Data download#

Many examples in the rest of the tutorials will use data from the Dartbrains course and other sample data. This tutorial describes how to download these data if you want to be able to run the code yourself.

Install datalad#

In a Terminal window (or however you prefer interacting with your shell) install required software to download data through datalad. Below we install git-annex through Homebrew and datalad through pip

> brew install git-annex

==> Caveats
==> git-annex
To start git-annex now and restart at login:
  brew services start git-annex
Or, if you don't want/need a background service you can just run:
  /opt/homebrew/opt/git-annex/bin/git-annex assistant --autostart
> pip install datalad

Create a data directory and navigate into it. This will be where you will tell datalad to store the data

> mkdir data
> cd data
> datalad install https://gin.g-node.org/ljchang/Localizer

install(ok): /Users/zenkavi/Documents/RangelLab/IntroTofMRI/data/Localizer (dataset)

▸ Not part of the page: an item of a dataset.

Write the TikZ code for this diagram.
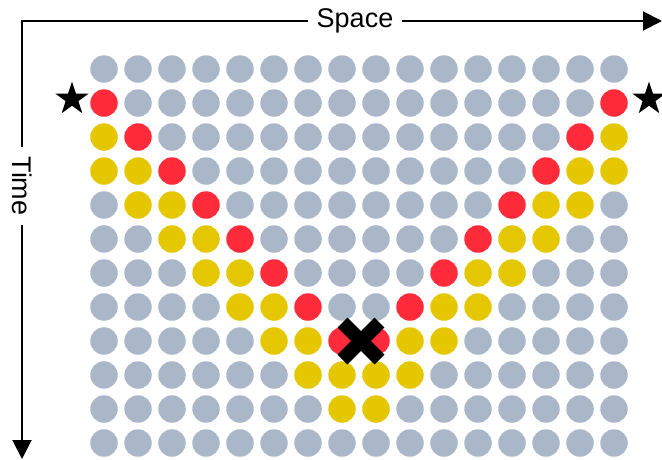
\documentclass[tikz,border=0pt]{standalone}
\usepackage{fontspec}
\setmainfont{Liberation Sans}
\usetikzlibrary{arrows.meta,shapes.geometric,shapes.misc}
\definecolor{dotgray}{HTML}{AAB7C9}
\definecolor{dotred}{HTML}{FF2A3A}
\definecolor{dotyellow}{HTML}{E5C700}
\begin{document}
\begin{tikzpicture}[x=1pt, y=-1pt, font=\fontsize{27}{32}\selectfont, dot/.style={circle, fill=#1, minimum size=27.5pt, inner sep=0pt}, axis/.style={line width=2pt}, arr/.style={axis, -{Triangle[length=19pt, width=19pt]}}, lbl/.style={inner sep=9pt}, starmark/.style={star, star points=5, star point ratio=2.6, fill=black, minimum size=35pt, inner sep=0pt}]
\useasboundingbox (0,0) rectangle (662,459);
\coordinate (origin) at (22,21);
\coordinate (xend) at (662,21);
\coordinate (yend) at (22,459);
\node[lbl] (space) at (355,21) {Space};
\node[lbl, rotate=-90] (time) at (22,186) {Time};
\draw[axis] (time.west) -- (origin) -- (space.west);
\draw[arr] (space.east) -- (xend);
\draw[arr] (time.east) -- (yend);
\foreach \r in {0,...,11}
  \foreach \c in {0,...,15}{
    \pgfmathtruncatemacro\d{\r-min(\c,15-\c)}
    \edef\dotcol{\ifcase\d dotgray\or dotred\or dotyellow\or dotyellow\else dotgray\fi}
    \node[dot=\dotcol] (d-\r-\c) at ({104+34*\c},{69+34*\r}) {};
  }
\node[starmark] (star-l) at (72,99) {};
\node[starmark] (star-r) at (649,99) {};
\node[draw, cross out, line width=14pt, minimum size=37pt, inner sep=0pt, outer sep=0pt] (hit) at (361,341) {};
\end{tikzpicture}
\end{document}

Note this does not actually download any data but creates the dataset structure and records the metadata to know where to pull data from when you want to. You can confirm that nothing has been dowloaded as follows

> cd Localizer 
> datalad status --annex all

1794 annex'd files (0.0 B/42.1 GB present/total size)
nothing to save, working tree clean

Datalad through Python#

You can also interact with datalad directly through Python. Make sure you have installed the packages listed in requirements.txt

Interacting with datalad through Python the datalad install operation would look like below

import os
import glob
import datalad.api as dl
import pandas as pd
localizer_path = '/Users/zenkavi/Documents/RangelLab/IntroTofMRI/data/Localizer'

dl.clone(source='https://gin.g-node.org/ljchang/Localizer', path=localizer_path)

Download data for the course#

Confirm that no data has been downloaded yet

ds = dl.Dataset(localizer_path)
results = ds.status(annex='all')

Data for the course is:

  • sub-S01’s raw data

  • experimental metadata

  • preprocessed data for the first 20 subjects including the fmriprep QC reports.

result = ds.get(os.path.join(localizer_path, 'sub-S01'))
result = ds.get(glob.glob(os.path.join(localizer_path, '*.json')))
result = ds.get(glob.glob(os.path.join(localizer_path, '*.tsv')))
result = ds.get(glob.glob(os.path.join(localizer_path, 'phenotype')))
file_list = glob.glob(os.path.join(localizer_path, '*', 'fmriprep', 'sub*'))
file_list.sort()
for f in file_list[:20]:
    result = ds.get(f)